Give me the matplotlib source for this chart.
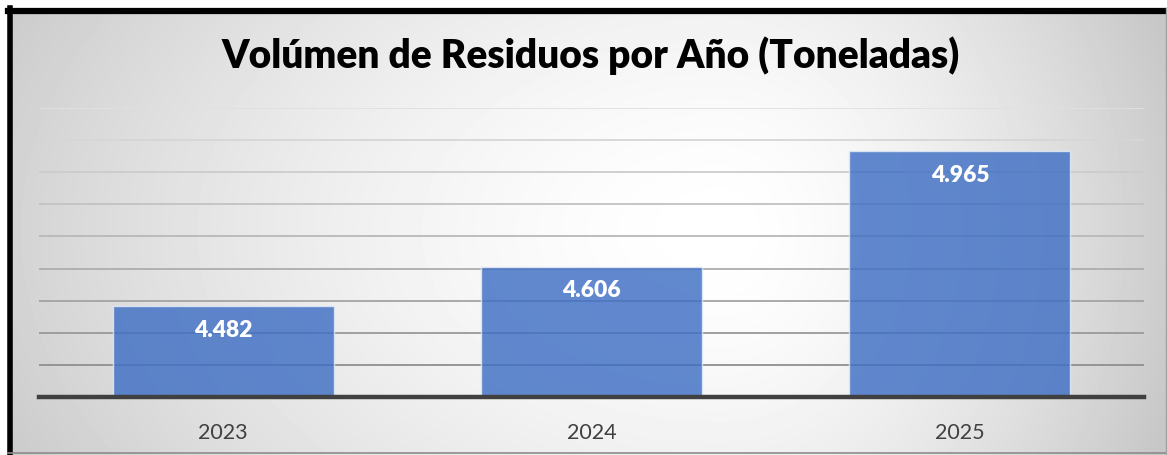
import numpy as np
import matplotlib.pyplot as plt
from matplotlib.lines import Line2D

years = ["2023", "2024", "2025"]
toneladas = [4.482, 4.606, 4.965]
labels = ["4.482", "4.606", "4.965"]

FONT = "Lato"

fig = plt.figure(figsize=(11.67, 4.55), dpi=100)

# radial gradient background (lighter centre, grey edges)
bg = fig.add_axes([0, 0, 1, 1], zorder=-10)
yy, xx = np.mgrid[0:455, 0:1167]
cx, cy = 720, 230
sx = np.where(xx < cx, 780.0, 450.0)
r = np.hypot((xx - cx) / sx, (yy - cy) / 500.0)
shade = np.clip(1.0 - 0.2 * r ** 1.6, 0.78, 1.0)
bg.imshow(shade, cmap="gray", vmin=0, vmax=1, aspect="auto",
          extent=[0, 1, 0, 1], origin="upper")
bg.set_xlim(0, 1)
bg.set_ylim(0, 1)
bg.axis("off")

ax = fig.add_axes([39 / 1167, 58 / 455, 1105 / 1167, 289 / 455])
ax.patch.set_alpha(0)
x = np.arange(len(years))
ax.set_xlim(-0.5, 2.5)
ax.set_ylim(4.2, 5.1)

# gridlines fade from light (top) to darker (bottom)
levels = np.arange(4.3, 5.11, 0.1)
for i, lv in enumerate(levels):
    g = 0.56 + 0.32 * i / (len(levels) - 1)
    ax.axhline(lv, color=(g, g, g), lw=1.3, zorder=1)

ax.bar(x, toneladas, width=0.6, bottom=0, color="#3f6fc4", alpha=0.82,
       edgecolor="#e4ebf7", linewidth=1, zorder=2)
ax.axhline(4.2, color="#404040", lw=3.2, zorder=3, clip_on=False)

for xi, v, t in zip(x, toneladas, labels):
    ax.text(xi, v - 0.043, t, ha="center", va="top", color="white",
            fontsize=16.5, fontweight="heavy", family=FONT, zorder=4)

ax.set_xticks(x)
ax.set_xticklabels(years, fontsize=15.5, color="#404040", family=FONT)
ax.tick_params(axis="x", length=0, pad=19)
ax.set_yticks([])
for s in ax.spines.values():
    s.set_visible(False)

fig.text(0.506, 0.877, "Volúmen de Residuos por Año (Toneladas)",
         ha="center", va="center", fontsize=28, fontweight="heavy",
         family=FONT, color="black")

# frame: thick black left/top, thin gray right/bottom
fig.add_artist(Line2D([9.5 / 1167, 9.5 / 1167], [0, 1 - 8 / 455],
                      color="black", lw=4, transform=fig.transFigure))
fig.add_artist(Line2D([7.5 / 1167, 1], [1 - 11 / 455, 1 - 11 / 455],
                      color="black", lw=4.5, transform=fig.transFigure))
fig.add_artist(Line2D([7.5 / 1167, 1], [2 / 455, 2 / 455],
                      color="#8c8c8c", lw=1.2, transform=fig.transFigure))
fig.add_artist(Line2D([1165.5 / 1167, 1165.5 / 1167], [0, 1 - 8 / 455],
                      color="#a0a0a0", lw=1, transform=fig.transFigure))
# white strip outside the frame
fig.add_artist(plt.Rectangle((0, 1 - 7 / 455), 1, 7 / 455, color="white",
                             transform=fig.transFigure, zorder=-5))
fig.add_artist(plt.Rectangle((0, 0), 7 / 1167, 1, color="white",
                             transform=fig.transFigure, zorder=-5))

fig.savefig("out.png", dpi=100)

---+---

- [Stated problem]
Leave out the pictures and repeat exactly the lines from the start of the material through the line that contains "ax.axhline(lv, color=(g, g, g), lw=1.3, zorder=1)", both included.

- [Exercise result]
Give me the matplotlib source for this chart.
import numpy as np
import matplotlib.pyplot as plt
from matplotlib.lines import Line2D

years = ["2023", "2024", "2025"]
toneladas = [4.482, 4.606, 4.965]
labels = ["4.482", "4.606", "4.965"]

FONT = "Lato"

fig = plt.figure(figsize=(11.67, 4.55), dpi=100)

# radial gradient background (lighter centre, grey edges)
bg = fig.add_axes([0, 0, 1, 1], zorder=-10)
yy, xx = np.mgrid[0:455, 0:1167]
cx, cy = 720, 230
sx = np.where(xx < cx, 780.0, 450.0)
r = np.hypot((xx - cx) / sx, (yy - cy) / 500.0)
shade = np.clip(1.0 - 0.2 * r ** 1.6, 0.78, 1.0)
bg.imshow(shade, cmap="gray", vmin=0, vmax=1, aspect="auto",
          extent=[0, 1, 0, 1], origin="upper")
bg.set_xlim(0, 1)
bg.set_ylim(0, 1)
bg.axis("off")

ax = fig.add_axes([39 / 1167, 58 / 455, 1105 / 1167, 289 / 455])
ax.patch.set_alpha(0)
x = np.arange(len(years))
ax.set_xlim(-0.5, 2.5)
ax.set_ylim(4.2, 5.1)

# gridlines fade from light (top) to darker (bottom)
levels = np.arange(4.3, 5.11, 0.1)
for i, lv in enumerate(levels):
    g = 0.56 + 0.32 * i / (len(levels) - 1)
    ax.axhline(lv, color=(g, g, g), lw=1.3, zorder=1)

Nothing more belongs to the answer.